Erzählt wird die spektakuläre Flucht zweier Thüringer Familien, vier Erwachsene, vier Kinder, in einem Ballon, in zwei Versuchen. Allein schon der Wahnwitz, daß Versuch 1 scheiterte, woraufhin die Vertuschung der Flucht eine Herausforderung sondergleichen darstellte. Wie groß aber muß die Verzweiflung der Strelzyks und Wetzels gewesen sein, um das Risiko nochmals auf sich zu nehmen, um sich und ihre Kinder derart extrem zu gefährden und dann im Blitztempo und zu Zeiten des allgemeinen Mangels erneut einen manövrierfähigen Ballon zu nähen, um schnellstmöglich und endgültig die DDR zu verlassen?

Genau das gelingt Herbig hervorragend: dieses Erzählen von einer unumgänglichen Entscheidung, bestechend, dieses fabulierende Ertasten von großem Mut, einem gewissen Leichtsinn auch und vor allem einer immensen Angst! Eine geradezu spürbare Angst, die sich hier einer Entscheidung aus purer Verzweiflung unterzuordnen hat. Absolut überzeugend wird von bedrückender Kleinstadtatmosphäre erzählt, von diesem miefigen Argwohn hinter Häkelgardinen, diesem nachbarschaftlichen Belauern. Für schweißnasse Hände sorgt indes nicht nur die Flucht allein, Herbig inszeniert auch die Vorbereitung des Abhauens nach den Grundessenzen bester amerikanischer Politthriller.

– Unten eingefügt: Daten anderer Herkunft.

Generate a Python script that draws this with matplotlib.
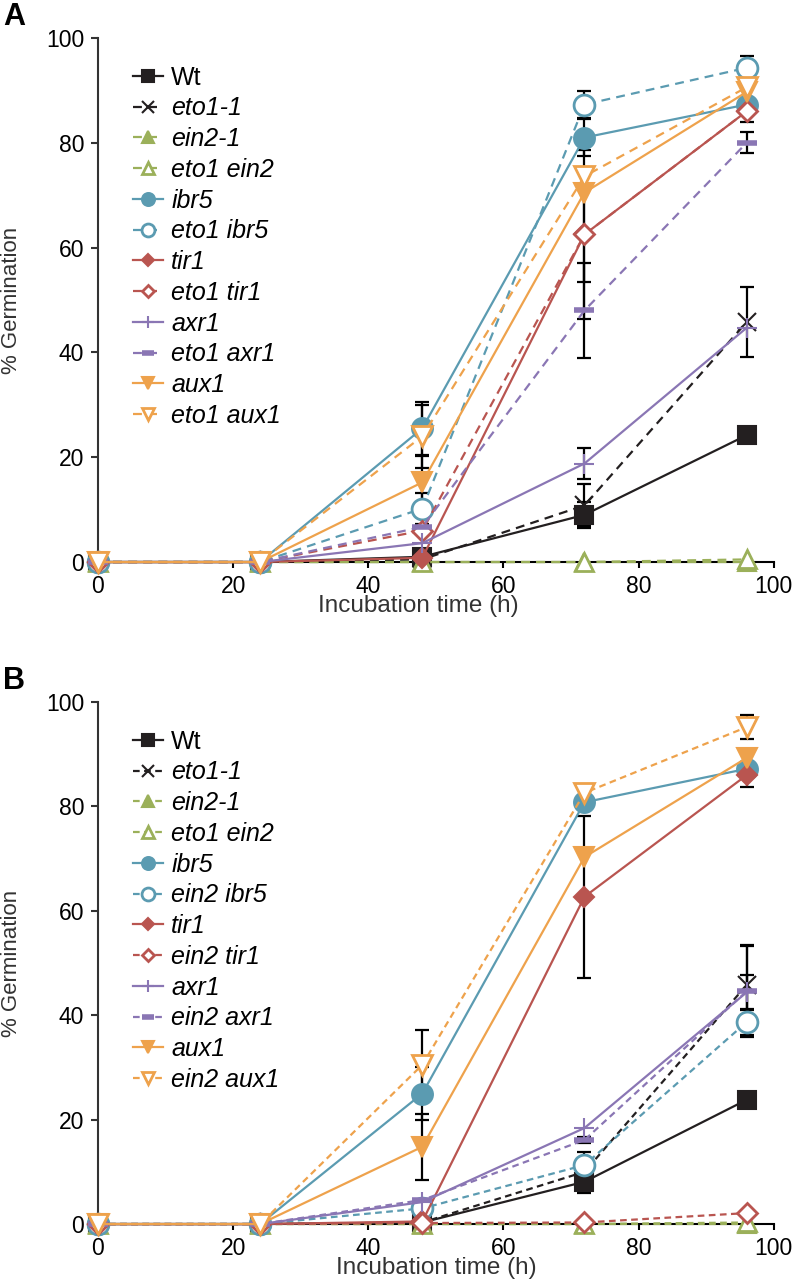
import numpy as np
import matplotlib
matplotlib.use("Agg")
import matplotlib.pyplot as plt

plt.rcParams['font.family'] = ['Liberation Sans', 'DejaVu Sans']

nan = np.nan
hours = [0, 24, 48, 72, 96]

# ---- panel A values (% germination) ----
labels_a = ['Wt', 'eto1-1', 'ein2-1', 'eto1 ein2', 'ibr5', 'eto1 ibr5',
            'tir1', 'eto1 tir1', 'axr1', 'eto1 axr1', 'aux1', 'eto1 aux1']
wt_a = [0, 0, 1, 9, 24.2]
eto1_a = [0, 0, 0.5, 10.8, 45.8]
ein2_a = [0, 0, 0, 0, 0]
eto1_ein2_a = [0, 0, 0, 0, 0.5]
ibr5_a = [0, 0, 25.5, 81, 87.3]
eto1_ibr5_a = [0, 0, 10.2, 87.3, 94.3]
tir1_a = [0, 0, 0.8, 62.5, 86]
eto1_tir1_a = [0, 0, 6, 62.5, 86]
axr1_a = [0, 0, 3.6, 18.8, 44.7]
eto1_axr1_a = [0, 0, 6.7, 48, 80]
aux1_a = [0, 0, 15.2, 70.5, 89.7]
eto1_aux1_a = [0, 0, 24, 73.6, 90.6]

err_wt_a = [nan, nan, nan, 2.5, nan]
err_eto1_a = [nan, nan, nan, 4, 6.7]
err_ibr5_a = [nan, nan, 5, 3.6, nan]
err_eto1_ibr5_a = [nan, nan, 3, 2.6, 2.2]
err_tir1_a = [nan, nan, nan, 9, 2]
err_eto1_tir1_a = [nan, nan, nan, 16.2, nan]
err_axr1_a = [nan, nan, nan, 3, nan]
err_eto1_axr1_a = [nan, nan, nan, 9, 2]
err_aux1_a = [nan, nan, 5, nan, nan]
err_eto1_aux1_a = [nan, nan, 6, nan, nan]

# ---- panel B values ----
labels_b = ['Wt', 'eto1-1', 'ein2-1', 'eto1 ein2', 'ibr5', 'ein2 ibr5',
            'tir1', 'ein2 tir1', 'axr1', 'ein2 axr1', 'aux1', 'ein2 aux1']
wt_b = [0, 0, 0.3, 8.1, 23.8]
eto1_b = [0, 0, 0.3, 10, 45.8]
ein2_b = [0, 0, 0, 0, 0]
eto1_ein2_b = [0, 0, 0, 0, 0.3]
ibr5_b = [0, 0, 25, 80.8, 87.2]
ein2_ibr5_b = [0, 0, 3, 11.3, 38.7]
tir1_b = [0, 0, 0.5, 62.7, 86]
ein2_tir1_b = [0, 0, 0.2, 0.3, 2.1]
axr1_b = [0, 0, 4.2, 18.4, 44.4]
ein2_axr1_b = [0, 0, 4.6, 16.1, 44.6]
aux1_b = [0, 0, 14.8, 70.3, 89.3]
ein2_aux1_b = [0, 0, 30.5, 82.6, 95.2]

err_wt_b = [nan, nan, nan, 2.2, nan]
err_eto1_b = [nan, nan, nan, nan, 7.6]
err_ibr5_b = [nan, nan, 5, nan, nan]
err_ein2_ibr5_b = [nan, nan, nan, 2.5, 2.5]
err_tir1_b = [nan, nan, nan, 15.5, 2.3]
err_axr1_b = [nan, nan, nan, nan, 3.4]
err_ein2_axr1_b = [nan, nan, nan, 0.6, 8.7]
err_aux1_b = [nan, nan, 6.3, nan, nan]
err_ein2_aux1_b = [nan, nan, 6.7, nan, 2.3]

# style per series position (same in both panels)
black = '#231f20'
green = '#9bb05a'
blue = '#5b9bb1'
red = '#b95550'
purple = '#8a76b4'
orange = '#eea24c'
colors = [black, black, green, green, blue, blue, red, red, purple, purple, orange, orange]
markers = ['s', 'x', '^', '^', 'o', 'o', 'D', 'D', '+', '_', 'v', 'v']
msizes = [13, 13, 13, 13, 15, 15, 10, 10, 14, 15, 14, 14]
open_marker = [False, False, False, True, False, True, False, True, False, False, False, True]
dashed = [False, True, True, True, False, True, False, True, False, True, False, True]


def draw_panel(ax, labels, values, errors, dash):
    for i, y in enumerate(values):
        err = errors[i]
        if err is not None:
            ax.errorbar(hours, y, yerr=err, fmt='none', ecolor='black',
                        elinewidth=1.6, capsize=5, capthick=1.6, zorder=2,
                        clip_on=False)
    lines = []
    for i, y in enumerate(values):
        c = colors[i]
        mfc = 'white' if open_marker[i] else c
        mew = 2 if open_marker[i] else 1.5
        if markers[i] == '_':
            mew = 4
        ls = (0, dash) if dashed[i] else '-'
        ln, = ax.plot(hours, y, color=c, linestyle=ls, linewidth=1.6,
                      marker=markers[i], markersize=msizes[i],
                      markerfacecolor=mfc, markeredgecolor=c,
                      markeredgewidth=mew, zorder=3, clip_on=False)
        lines.append(ln)

    ax.set_xlim(0, 100)
    ax.set_ylim(0, 100)
    ax.set_xticks([0, 20, 40, 60, 80, 100])
    ax.set_yticks([0, 20, 40, 60, 80, 100])
    ax.spines['top'].set_visible(False)
    ax.spines['right'].set_visible(False)
    ax.spines['left'].set_color('#333333')
    ax.spines['left'].set_linewidth(1.5)
    ax.spines['bottom'].set_color('black')
    ax.spines['bottom'].set_linewidth(1.5)
    ax.tick_params(axis='y', length=5, width=1.5, labelsize=16.5, pad=5, color='#333333')
    ax.tick_params(axis='x', length=4, width=1.5, labelsize=16.5, pad=5)

    leg = ax.legend(lines, labels, loc='upper left', bbox_to_anchor=(0.052, 0.947),
                    frameon=False, fontsize=18, handlelength=1.2, handletextpad=0.33,
                    labelspacing=0.27, borderpad=0, borderaxespad=0, markerscale=0.62)
    for k, t in enumerate(leg.get_texts()):
        if k > 0:
            t.set_fontstyle('italic')


fig = plt.figure(figsize=(7.96, 12.82), dpi=100)
ax_a = fig.add_axes([0.123, 0.5616, 0.849, 0.4088])
ax_b = fig.add_axes([0.123, 0.0452, 0.849, 0.4072])

vals_a = [wt_a, eto1_a, ein2_a, eto1_ein2_a, ibr5_a, eto1_ibr5_a,
          tir1_a, eto1_tir1_a, axr1_a, eto1_axr1_a, aux1_a, eto1_aux1_a]
errs_a = [err_wt_a, err_eto1_a, None, None, err_ibr5_a, err_eto1_ibr5_a,
          err_tir1_a, err_eto1_tir1_a, err_axr1_a, err_eto1_axr1_a, err_aux1_a, err_eto1_aux1_a]
vals_b = [wt_b, eto1_b, ein2_b, eto1_ein2_b, ibr5_b, ein2_ibr5_b,
          tir1_b, ein2_tir1_b, axr1_b, ein2_axr1_b, aux1_b, ein2_aux1_b]
errs_b = [err_wt_b, err_eto1_b, None, None, err_ibr5_b, err_ein2_ibr5_b,
          err_tir1_b, None, err_axr1_b, err_ein2_axr1_b, err_aux1_b, err_ein2_aux1_b]

draw_panel(ax_a, labels_a, vals_a, errs_a, (4, 2.8))
draw_panel(ax_b, labels_b, vals_b, errs_b, (3, 2))

# axis labels
fig.text(12 / 796, 1 - 300 / 1282, '% Germination', rotation=90, ha='center', va='center',
         fontsize=16, color='#333333')
fig.text(12 / 796, 1 - 963 / 1282, '% Germination', rotation=90, ha='center', va='center',
         fontsize=16, color='#333333')
fig.text(418 / 796, 1 - 606 / 1282, 'Incubation time (h)', ha='center', va='center',
         fontsize=17.5, color='#333333')
fig.text(436 / 796, 1 - 1268 / 1282, 'Incubation time (h)', ha='center', va='center',
         fontsize=17.5, color='#333333')

# panel letters
fig.text(3 / 796, 1 - 17 / 1282, 'A', fontsize=22, fontweight='bold', va='center')
fig.text(3 / 796, 1 - 681 / 1282, 'B', fontsize=22, fontweight='bold', va='center')

fig.savefig('out.png', dpi=100)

Übrigens: Eine zweite Wette wäre verloren gegangen, hätte doch keiner auch nur ansatzweise geglaubt, daß ein Schauspieler, der bisher eher als B-Movie-Knattermime auffiel, sich in der Rolle als intelligenter, verbissener und geradezu furchteinflößend agierender Stasioffizier in die erste Liga spielt: Thomas Kretschmann.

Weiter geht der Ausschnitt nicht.